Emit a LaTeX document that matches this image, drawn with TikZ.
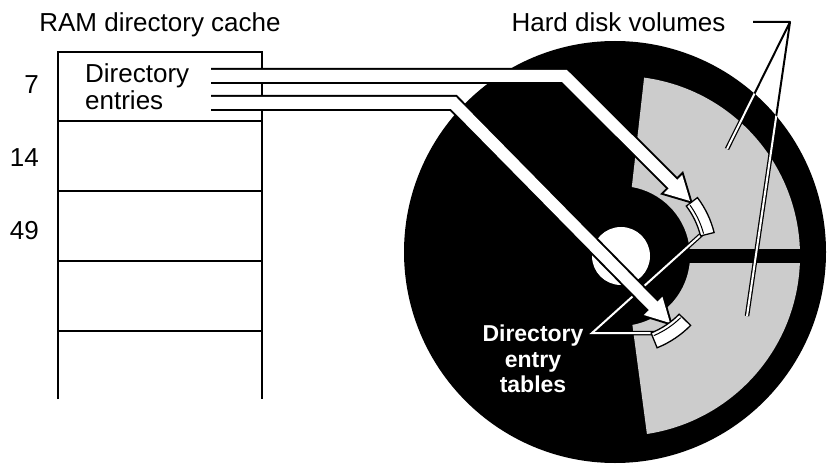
\documentclass[tikz,border=0pt]{standalone}
\usepackage{fontspec}
\setmainfont{Liberation Sans}
\usetikzlibrary{calc}
\definecolor{volgray}{RGB}{204,204,204}

% Fat white arrow with a black outline: #1 start, #2 bend, #3 tip
\newcommand{\fatarrow}[3]{%
  \coordinate (fa-h) at ($(#3)!24pt!(#2)$);
  \coordinate (fa-e) at ($(#3)!21pt!(#2)$);
  \coordinate (fa-l) at ($(fa-h)!13pt!90:(#3)$);
  \coordinate (fa-r) at ($(fa-h)!13pt!-90:(#3)$);
  \draw[line width=16pt, line join=miter] (#1) -- (#2) -- (fa-e);
  \filldraw[line width=4pt, line join=miter] (#3) -- (fa-l) -- (fa-r) -- cycle;
  \draw[white, line width=12pt, line join=miter] ($(#1)+(-2,0)$) -- (#2) -- (fa-e);
  \fill[white] (#3) -- (fa-l) -- (fa-r) -- cycle;
}

\begin{document}
\begin{tikzpicture}[x=1pt,y=1pt,
  txt/.style={font=\fontsize{26}{27}\selectfont, inner sep=0pt},
  tabletxt/.style={font=\fontsize{23}{25.5}\selectfont\bfseries, text=white, align=center, inner sep=0pt},
  frame/.style={line width=2pt},
  rowline/.style={line width=1.2pt},
  tablecard/.style={fill=white, draw=black, line width=1.3pt, line join=miter},
  pointer/.style={line width=2pt, line join=round},
]
\useasboundingbox (0,0) rectangle (832,464);

% ---- RAM directory cache ----
\draw[frame] (58,65) -- (58,412) -- (262,412) -- (262,65);
\foreach \y in {343,273,203,133} \draw[rowline] (58,\y) -- (262,\y);
\node[txt, anchor=base] (cachetitle) at (160,432) {RAM directory cache};
\node[txt, anchor=base east] (row7) at (39,370) {7};
\node[txt, anchor=base east] (row14) at (39,297) {14};
\node[txt, anchor=base east] (row49) at (39,225) {49};
\node[txt, anchor=west, align=left] (entries) at (85,377) {Directory\\entries};

% ---- Disk ----
\fill (615,212) circle[radius=211pt];
\begin{scope}[shift={(620,208)}]
  \fill[volgray] (82.3:180pt) arc[start angle=82.3, end angle=-81.4, radius=180pt]
    -- (-79.8:70pt) arc[start angle=-79.8, end angle=80.3, radius=70pt] -- cycle;
  \fill (0,-7) rectangle (195,7);
  \fill[white] (1,0) circle[radius=29pt];
\end{scope}

% ---- Hard disk volumes label and pointers ----
\node[txt, anchor=base] (hdv) at (618.5,432) {Hard disk volumes};
\coordinate (hdv-a) at (753,442);
\coordinate (hdv-j) at (790,442);
\coordinate (vol-up) at (727,315);
\coordinate (vol-low) at (747,148);
\draw[pointer] (hdv-a) -- (hdv-j) -- (vol-up);
\draw[pointer] (hdv-j) -- (vol-low);
\begin{scope}
  \clip (615,212) circle[radius=211pt];
  \draw[line width=4.5pt] (hdv-j) -- (vol-up) (hdv-j) -- (vol-low);
  \draw[white, line width=2pt] (hdv-j) -- (vol-up) (hdv-j) -- (vol-low);
\end{scope}

% ---- Directory entry tables label and pointers ----
\node[tabletxt] (tablbl) at (533,104.75) {Directory\\entry\\tables};
\coordinate (lbl-j) at (592,131);
\coordinate (tab-up-end) at (703,231);
\coordinate (tab-low-end) at (668,131);
\draw[line width=4.5pt, line join=miter] (tab-up-end) -- (lbl-j) -- (tab-low-end);
\draw[white, line width=2pt, line join=miter] (tab-up-end) -- (lbl-j) -- (tab-low-end);

% ---- Arrows from the cache entries to the disk tables ----
\coordinate (a1s) at (211,388);
\coordinate (a1b) at (564.5,388);
\coordinate (a1t) at (690,263);
\coordinate (a2s) at (211,361);
\coordinate (a2b) at (453.5,361);
\coordinate (a2t) at (670,141);
\fatarrow{a1s}{a1b}{a1t}
\fatarrow{a2s}{a2b}{a2t}

% ---- Directory entry tables on the volumes ----
\begin{scope}[shift={(620,208)}]
  \filldraw[tablecard] (14:83pt) arc[start angle=14, end angle=37, radius=83pt]
    -- (37:97pt) arc[start angle=37, end angle=14, radius=97pt] -- cycle;
  \draw[line width=1pt] (15:86.5pt) arc[start angle=15, end angle=36, radius=86.5pt];
  \filldraw[tablecard] (-68:83pt) arc[start angle=-68, end angle=-44.5, radius=83pt]
    -- (-44.5:99pt) arc[start angle=-44.5, end angle=-68, radius=99pt] -- cycle;
  \draw[line width=1pt] (-67:86.5pt) arc[start angle=-67, end angle=-45.5, radius=86.5pt];
\end{scope}
\end{tikzpicture}
\end{document}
⁂
WHAT IS REQUIRED.
Restate the whole listing above exactly, please, omitting every image.

THE RESULT.
Emit a LaTeX document that matches this image, drawn with TikZ.
\documentclass[tikz,border=0pt]{standalone}
\usepackage{fontspec}
\setmainfont{Liberation Sans}
\usetikzlibrary{calc}
\definecolor{volgray}{RGB}{204,204,204}

% Fat white arrow with a black outline: #1 start, #2 bend, #3 tip
\newcommand{\fatarrow}[3]{%
  \coordinate (fa-h) at ($(#3)!24pt!(#2)$);
  \coordinate (fa-e) at ($(#3)!21pt!(#2)$);
  \coordinate (fa-l) at ($(fa-h)!13pt!90:(#3)$);
  \coordinate (fa-r) at ($(fa-h)!13pt!-90:(#3)$);
  \draw[line width=16pt, line join=miter] (#1) -- (#2) -- (fa-e);
  \filldraw[line width=4pt, line join=miter] (#3) -- (fa-l) -- (fa-r) -- cycle;
  \draw[white, line width=12pt, line join=miter] ($(#1)+(-2,0)$) -- (#2) -- (fa-e);
  \fill[white] (#3) -- (fa-l) -- (fa-r) -- cycle;
}

\begin{document}
\begin{tikzpicture}[x=1pt,y=1pt,
  txt/.style={font=\fontsize{26}{27}\selectfont, inner sep=0pt},
  tabletxt/.style={font=\fontsize{23}{25.5}\selectfont\bfseries, text=white, align=center, inner sep=0pt},
  frame/.style={line width=2pt},
  rowline/.style={line width=1.2pt},
  tablecard/.style={fill=white, draw=black, line width=1.3pt, line join=miter},
  pointer/.style={line width=2pt, line join=round},
]
\useasboundingbox (0,0) rectangle (832,464);

% ---- RAM directory cache ----
\draw[frame] (58,65) -- (58,412) -- (262,412) -- (262,65);
\foreach \y in {343,273,203,133} \draw[rowline] (58,\y) -- (262,\y);
\node[txt, anchor=base] (cachetitle) at (160,432) {RAM directory cache};
\node[txt, anchor=base east] (row7) at (39,370) {7};
\node[txt, anchor=base east] (row14) at (39,297) {14};
\node[txt, anchor=base east] (row49) at (39,225) {49};
\node[txt, anchor=west, align=left] (entries) at (85,377) {Directory\\entries};

% ---- Disk ----
\fill (615,212) circle[radius=211pt];
\begin{scope}[shift={(620,208)}]
  \fill[volgray] (82.3:180pt) arc[start angle=82.3, end angle=-81.4, radius=180pt]
    -- (-79.8:70pt) arc[start angle=-79.8, end angle=80.3, radius=70pt] -- cycle;
  \fill (0,-7) rectangle (195,7);
  \fill[white] (1,0) circle[radius=29pt];
\end{scope}

% ---- Hard disk volumes label and pointers ----
\node[txt, anchor=base] (hdv) at (618.5,432) {Hard disk volumes};
\coordinate (hdv-a) at (753,442);
\coordinate (hdv-j) at (790,442);
\coordinate (vol-up) at (727,315);
\coordinate (vol-low) at (747,148);
\draw[pointer] (hdv-a) -- (hdv-j) -- (vol-up);
\draw[pointer] (hdv-j) -- (vol-low);
\begin{scope}
  \clip (615,212) circle[radius=211pt];
  \draw[line width=4.5pt] (hdv-j) -- (vol-up) (hdv-j) -- (vol-low);
  \draw[white, line width=2pt] (hdv-j) -- (vol-up) (hdv-j) -- (vol-low);
\end{scope}

% ---- Directory entry tables label and pointers ----
\node[tabletxt] (tablbl) at (533,104.75) {Directory\\entry\\tables};
\coordinate (lbl-j) at (592,131);
\coordinate (tab-up-end) at (703,231);
\coordinate (tab-low-end) at (668,131);
\draw[line width=4.5pt, line join=miter] (tab-up-end) -- (lbl-j) -- (tab-low-end);
\draw[white, line width=2pt, line join=miter] (tab-up-end) -- (lbl-j) -- (tab-low-end);

% ---- Arrows from the cache entries to the disk tables ----
\coordinate (a1s) at (211,388);
\coordinate (a1b) at (564.5,388);
\coordinate (a1t) at (690,263);
\coordinate (a2s) at (211,361);
\coordinate (a2b) at (453.5,361);
\coordinate (a2t) at (670,141);
\fatarrow{a1s}{a1b}{a1t}
\fatarrow{a2s}{a2b}{a2t}

% ---- Directory entry tables on the volumes ----
\begin{scope}[shift={(620,208)}]
  \filldraw[tablecard] (14:83pt) arc[start angle=14, end angle=37, radius=83pt]
    -- (37:97pt) arc[start angle=37, end angle=14, radius=97pt] -- cycle;
  \draw[line width=1pt] (15:86.5pt) arc[start angle=15, end angle=36, radius=86.5pt];
  \filldraw[tablecard] (-68:83pt) arc[start angle=-68, end angle=-44.5, radius=83pt]
    -- (-44.5:99pt) arc[start angle=-44.5, end angle=-68, radius=99pt] -- cycle;
  \draw[line width=1pt] (-67:86.5pt) arc[start angle=-67, end angle=-45.5, radius=86.5pt];
\end{scope}
\end{tikzpicture}
\end{document}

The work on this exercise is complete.